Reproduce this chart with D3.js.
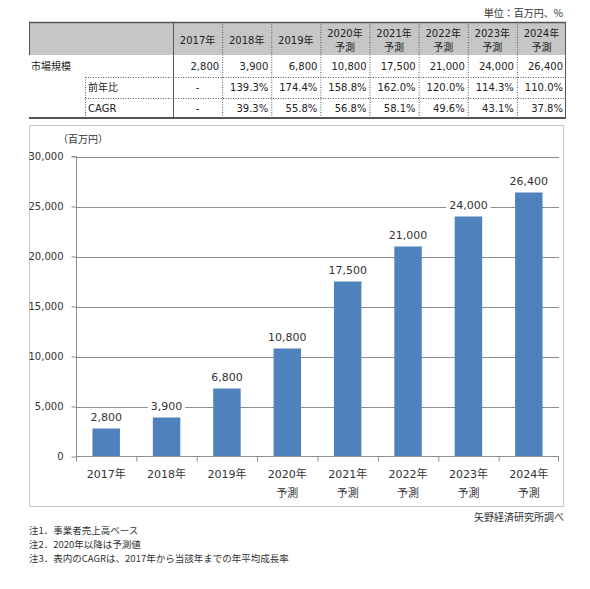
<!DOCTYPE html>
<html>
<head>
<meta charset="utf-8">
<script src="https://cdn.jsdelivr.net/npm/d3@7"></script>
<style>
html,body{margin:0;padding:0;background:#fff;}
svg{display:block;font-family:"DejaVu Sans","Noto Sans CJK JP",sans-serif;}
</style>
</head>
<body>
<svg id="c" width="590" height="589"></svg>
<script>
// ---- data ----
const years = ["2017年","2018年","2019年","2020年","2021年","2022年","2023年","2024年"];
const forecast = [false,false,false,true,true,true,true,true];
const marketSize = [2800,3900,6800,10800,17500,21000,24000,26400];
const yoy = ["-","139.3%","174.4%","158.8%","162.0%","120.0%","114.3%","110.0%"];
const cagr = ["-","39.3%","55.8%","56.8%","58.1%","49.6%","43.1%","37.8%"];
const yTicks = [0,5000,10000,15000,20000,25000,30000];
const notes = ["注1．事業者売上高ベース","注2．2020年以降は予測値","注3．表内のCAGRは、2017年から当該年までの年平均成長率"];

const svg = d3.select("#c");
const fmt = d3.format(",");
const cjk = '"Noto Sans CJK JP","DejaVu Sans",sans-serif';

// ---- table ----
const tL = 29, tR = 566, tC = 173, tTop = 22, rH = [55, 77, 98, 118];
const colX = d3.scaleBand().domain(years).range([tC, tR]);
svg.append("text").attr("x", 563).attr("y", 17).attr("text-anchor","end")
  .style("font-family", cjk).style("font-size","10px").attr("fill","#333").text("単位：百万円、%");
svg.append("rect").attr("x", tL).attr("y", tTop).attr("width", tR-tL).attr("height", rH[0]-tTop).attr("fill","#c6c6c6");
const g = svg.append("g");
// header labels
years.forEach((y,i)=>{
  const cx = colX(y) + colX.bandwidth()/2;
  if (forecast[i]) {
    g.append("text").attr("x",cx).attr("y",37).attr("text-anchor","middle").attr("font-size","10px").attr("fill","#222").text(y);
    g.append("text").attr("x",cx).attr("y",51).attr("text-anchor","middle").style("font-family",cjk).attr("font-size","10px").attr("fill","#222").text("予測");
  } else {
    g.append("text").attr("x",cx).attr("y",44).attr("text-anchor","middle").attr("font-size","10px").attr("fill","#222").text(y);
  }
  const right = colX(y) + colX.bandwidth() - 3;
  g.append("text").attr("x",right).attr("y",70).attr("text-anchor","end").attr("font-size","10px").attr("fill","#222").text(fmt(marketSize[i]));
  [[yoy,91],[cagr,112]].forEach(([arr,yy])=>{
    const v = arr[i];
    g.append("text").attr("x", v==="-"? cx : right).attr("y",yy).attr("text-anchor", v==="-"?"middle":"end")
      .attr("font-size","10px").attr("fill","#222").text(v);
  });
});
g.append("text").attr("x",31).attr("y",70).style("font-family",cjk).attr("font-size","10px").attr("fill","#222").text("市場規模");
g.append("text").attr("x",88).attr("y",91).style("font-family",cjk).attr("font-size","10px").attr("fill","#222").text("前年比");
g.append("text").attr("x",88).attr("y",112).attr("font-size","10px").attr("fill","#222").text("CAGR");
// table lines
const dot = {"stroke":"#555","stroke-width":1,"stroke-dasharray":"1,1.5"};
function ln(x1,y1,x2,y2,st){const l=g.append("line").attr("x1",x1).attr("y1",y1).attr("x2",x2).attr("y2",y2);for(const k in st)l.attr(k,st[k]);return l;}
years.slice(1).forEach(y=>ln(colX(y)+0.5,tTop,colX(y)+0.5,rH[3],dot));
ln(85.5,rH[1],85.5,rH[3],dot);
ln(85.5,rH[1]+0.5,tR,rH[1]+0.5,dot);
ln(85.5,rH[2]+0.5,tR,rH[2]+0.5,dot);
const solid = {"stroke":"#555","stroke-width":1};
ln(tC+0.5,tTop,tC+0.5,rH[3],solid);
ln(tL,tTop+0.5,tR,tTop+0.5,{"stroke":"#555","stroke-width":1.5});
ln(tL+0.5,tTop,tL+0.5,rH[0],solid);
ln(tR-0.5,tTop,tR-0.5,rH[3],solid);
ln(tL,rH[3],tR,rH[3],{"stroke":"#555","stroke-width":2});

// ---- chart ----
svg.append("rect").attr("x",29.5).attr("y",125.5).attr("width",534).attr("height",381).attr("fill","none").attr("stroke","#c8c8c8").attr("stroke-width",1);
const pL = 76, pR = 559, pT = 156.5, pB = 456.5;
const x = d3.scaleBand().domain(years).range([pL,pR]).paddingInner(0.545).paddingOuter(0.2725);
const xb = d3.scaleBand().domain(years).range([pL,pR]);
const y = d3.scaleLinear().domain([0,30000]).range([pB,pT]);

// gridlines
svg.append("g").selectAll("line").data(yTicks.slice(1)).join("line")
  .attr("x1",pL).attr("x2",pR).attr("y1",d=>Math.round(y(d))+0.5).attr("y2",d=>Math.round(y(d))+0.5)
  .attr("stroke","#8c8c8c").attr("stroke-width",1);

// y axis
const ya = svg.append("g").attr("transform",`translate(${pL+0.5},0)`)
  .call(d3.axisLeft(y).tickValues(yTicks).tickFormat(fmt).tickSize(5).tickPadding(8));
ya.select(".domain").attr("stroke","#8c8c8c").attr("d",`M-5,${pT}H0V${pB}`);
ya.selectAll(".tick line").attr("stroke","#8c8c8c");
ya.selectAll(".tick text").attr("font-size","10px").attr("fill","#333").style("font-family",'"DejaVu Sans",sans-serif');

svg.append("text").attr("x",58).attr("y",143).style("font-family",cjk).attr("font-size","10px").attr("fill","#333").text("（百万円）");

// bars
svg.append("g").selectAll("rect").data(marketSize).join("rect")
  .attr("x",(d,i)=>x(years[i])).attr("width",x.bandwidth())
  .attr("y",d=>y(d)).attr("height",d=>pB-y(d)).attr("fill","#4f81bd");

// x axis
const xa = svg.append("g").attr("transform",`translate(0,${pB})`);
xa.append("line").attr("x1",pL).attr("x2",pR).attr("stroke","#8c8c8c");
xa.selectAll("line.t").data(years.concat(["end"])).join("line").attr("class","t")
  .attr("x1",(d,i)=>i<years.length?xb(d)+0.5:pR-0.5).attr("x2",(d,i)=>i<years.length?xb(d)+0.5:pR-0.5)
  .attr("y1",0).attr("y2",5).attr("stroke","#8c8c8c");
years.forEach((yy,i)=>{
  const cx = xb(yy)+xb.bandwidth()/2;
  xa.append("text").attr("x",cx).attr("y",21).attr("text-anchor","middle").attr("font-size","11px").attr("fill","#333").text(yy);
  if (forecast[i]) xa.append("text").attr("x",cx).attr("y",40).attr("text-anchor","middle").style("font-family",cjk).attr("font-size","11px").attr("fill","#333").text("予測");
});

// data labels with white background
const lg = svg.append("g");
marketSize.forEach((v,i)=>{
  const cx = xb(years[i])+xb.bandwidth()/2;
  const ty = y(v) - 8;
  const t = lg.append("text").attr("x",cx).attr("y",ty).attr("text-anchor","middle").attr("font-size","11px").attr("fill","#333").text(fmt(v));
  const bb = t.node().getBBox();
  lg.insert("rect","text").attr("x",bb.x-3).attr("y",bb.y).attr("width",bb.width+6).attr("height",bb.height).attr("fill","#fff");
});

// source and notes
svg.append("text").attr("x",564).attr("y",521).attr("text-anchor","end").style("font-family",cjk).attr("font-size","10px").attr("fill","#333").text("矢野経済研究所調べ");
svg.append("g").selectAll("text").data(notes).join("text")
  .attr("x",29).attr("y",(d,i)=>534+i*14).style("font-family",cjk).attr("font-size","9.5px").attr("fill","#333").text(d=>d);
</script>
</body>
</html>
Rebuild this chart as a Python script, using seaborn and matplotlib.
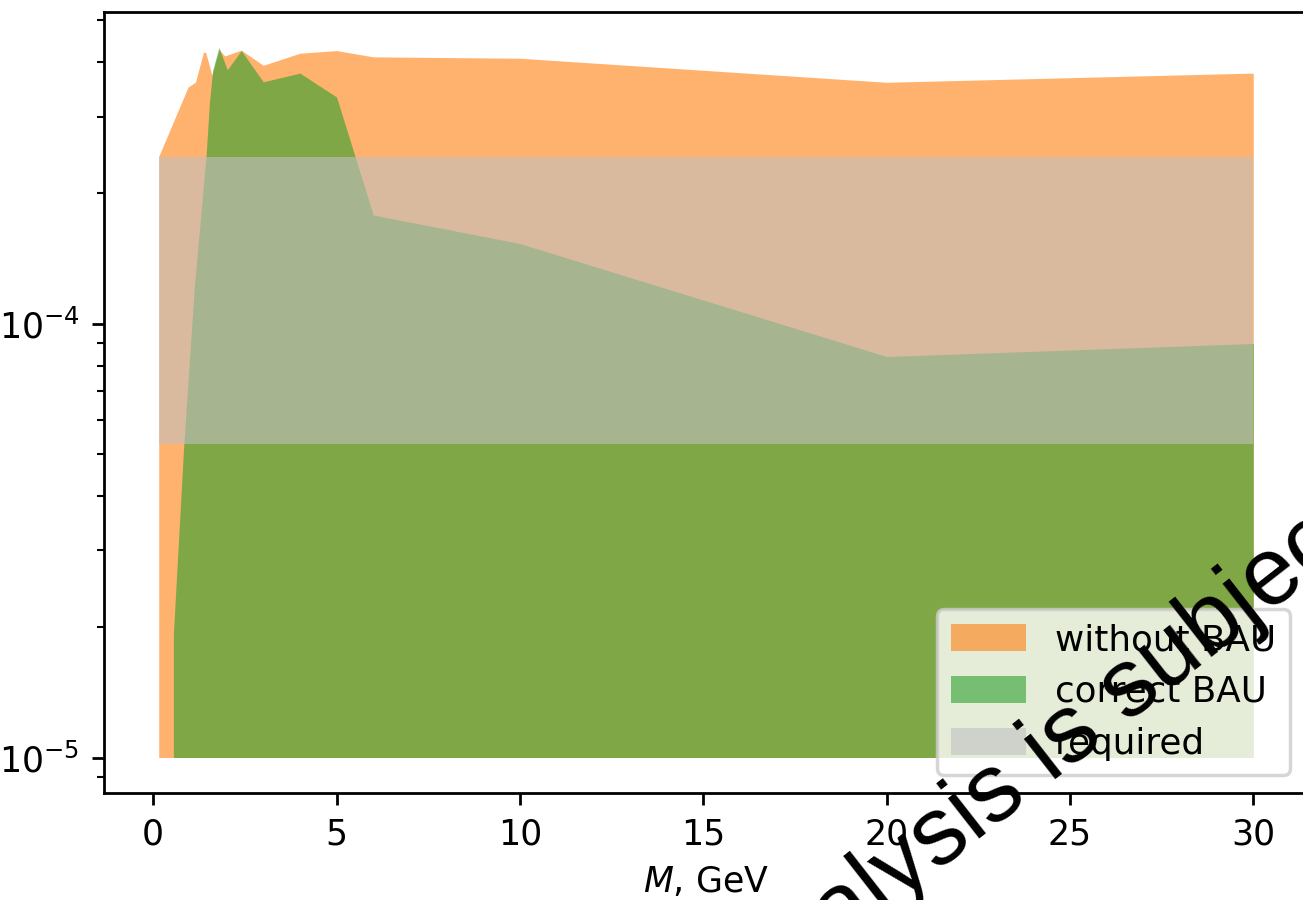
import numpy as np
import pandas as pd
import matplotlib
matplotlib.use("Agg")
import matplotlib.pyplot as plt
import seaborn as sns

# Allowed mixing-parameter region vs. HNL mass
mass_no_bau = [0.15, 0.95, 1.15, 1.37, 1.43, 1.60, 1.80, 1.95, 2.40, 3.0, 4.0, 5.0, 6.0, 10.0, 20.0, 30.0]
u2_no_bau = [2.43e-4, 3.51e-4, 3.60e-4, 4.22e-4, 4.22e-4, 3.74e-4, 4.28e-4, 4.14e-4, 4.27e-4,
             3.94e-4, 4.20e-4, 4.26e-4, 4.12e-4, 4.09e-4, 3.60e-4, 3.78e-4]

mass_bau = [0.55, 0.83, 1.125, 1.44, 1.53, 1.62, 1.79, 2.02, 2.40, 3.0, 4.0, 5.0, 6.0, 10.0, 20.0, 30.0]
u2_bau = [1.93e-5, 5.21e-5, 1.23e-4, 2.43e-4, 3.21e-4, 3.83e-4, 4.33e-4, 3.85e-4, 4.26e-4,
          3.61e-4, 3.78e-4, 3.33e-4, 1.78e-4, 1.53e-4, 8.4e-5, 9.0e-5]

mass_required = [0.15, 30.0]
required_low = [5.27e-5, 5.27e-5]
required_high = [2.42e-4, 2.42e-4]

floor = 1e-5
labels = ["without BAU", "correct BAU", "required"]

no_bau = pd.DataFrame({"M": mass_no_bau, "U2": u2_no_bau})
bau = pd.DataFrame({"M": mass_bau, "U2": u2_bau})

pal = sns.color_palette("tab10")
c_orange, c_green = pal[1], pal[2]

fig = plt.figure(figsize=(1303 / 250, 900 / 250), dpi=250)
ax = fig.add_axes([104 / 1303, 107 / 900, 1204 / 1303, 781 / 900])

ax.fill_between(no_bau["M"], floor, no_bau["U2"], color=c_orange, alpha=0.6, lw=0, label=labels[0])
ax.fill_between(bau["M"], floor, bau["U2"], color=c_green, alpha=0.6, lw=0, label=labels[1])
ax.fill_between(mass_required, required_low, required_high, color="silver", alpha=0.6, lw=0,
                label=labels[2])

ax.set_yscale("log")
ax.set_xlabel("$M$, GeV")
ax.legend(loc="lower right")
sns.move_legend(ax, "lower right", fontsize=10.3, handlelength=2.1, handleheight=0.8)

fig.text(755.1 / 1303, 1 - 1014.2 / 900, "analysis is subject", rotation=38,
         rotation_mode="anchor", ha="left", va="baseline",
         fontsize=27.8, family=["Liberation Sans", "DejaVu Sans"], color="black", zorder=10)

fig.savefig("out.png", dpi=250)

*Do this:* The first line to copy holds "Rebuild this chart", and the last holds "import seaborn as sns". Copy them and the lines between exactly, leaving out pictures.

*Final result:*
Rebuild this chart as a Python script, using seaborn and matplotlib.
import numpy as np
import pandas as pd
import matplotlib
matplotlib.use("Agg")
import matplotlib.pyplot as plt
import seaborn as sns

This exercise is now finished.